6. Extensions, Limitations, and Prospects

Across domains, parametrised generation techniques are extensible, but subject to constraints:

• Combinatorial Expandability: The saddle-point method generalizes to arbitrary symbolic-method-specified classes with smooth-enough generating functions, applying to permutations, trees, random graphs, and lattice paths—but may fail for singular or pathologically structured classes (Bassino et al., 2013).
• Expressivity vs. Generality: Template-based neural generators (e.g., differentiable part templates for 3D shapes) are highly efficient and interpretable but may require distinct templates per object category and may have limited generalization to structurally novel objects (Ma et al., 2024).
• Logical Scope and Termination: Invariant synthesis by symbol elimination is only guaranteed to terminate under bounded-atom or well-quasi-ordered parametric theories.
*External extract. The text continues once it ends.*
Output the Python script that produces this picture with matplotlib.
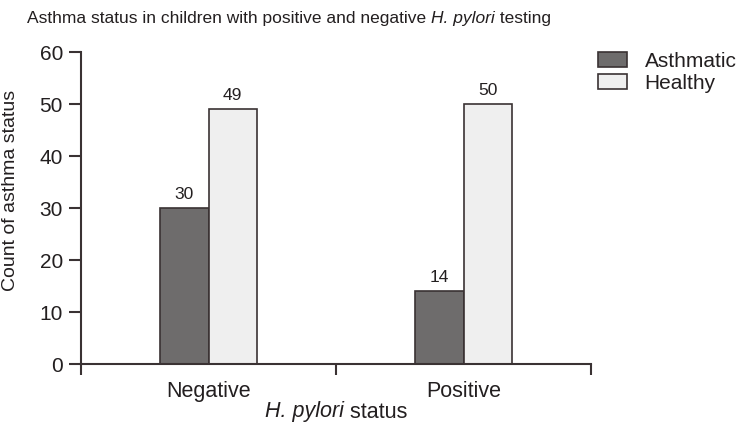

Extensions to richer quantifier structures, or to infinite parameter spaces, may require alternative methods (Peuter et al., 2019).
• Hardware Integration: Parafil's parameterized generator framework supports seamless inclusion of external generators via output-parameter abstraction and staged elaboration, but design complexity and expressivity depend on the underlying symbolic interface and the external tool’s capability to encode its parameter space (Nigam et al., 2024).
• Reproducibility and Benchmarking: Synthetic event log generation enables controlled, ground-truth-labeled datasets but abstracts away from real-world idiosyncrasies unless carefully mimicked by parameter choice and object-pool design (Khan et al., 19 Jan 2026).

Parametrised generation remains an active area at the intersection of combinatorics, program synthesis, machine learning, formal verification, and systems engineering, with ongoing research addressing scalability, expressivity, and integration into broader design optimization, verification, and data science workflows.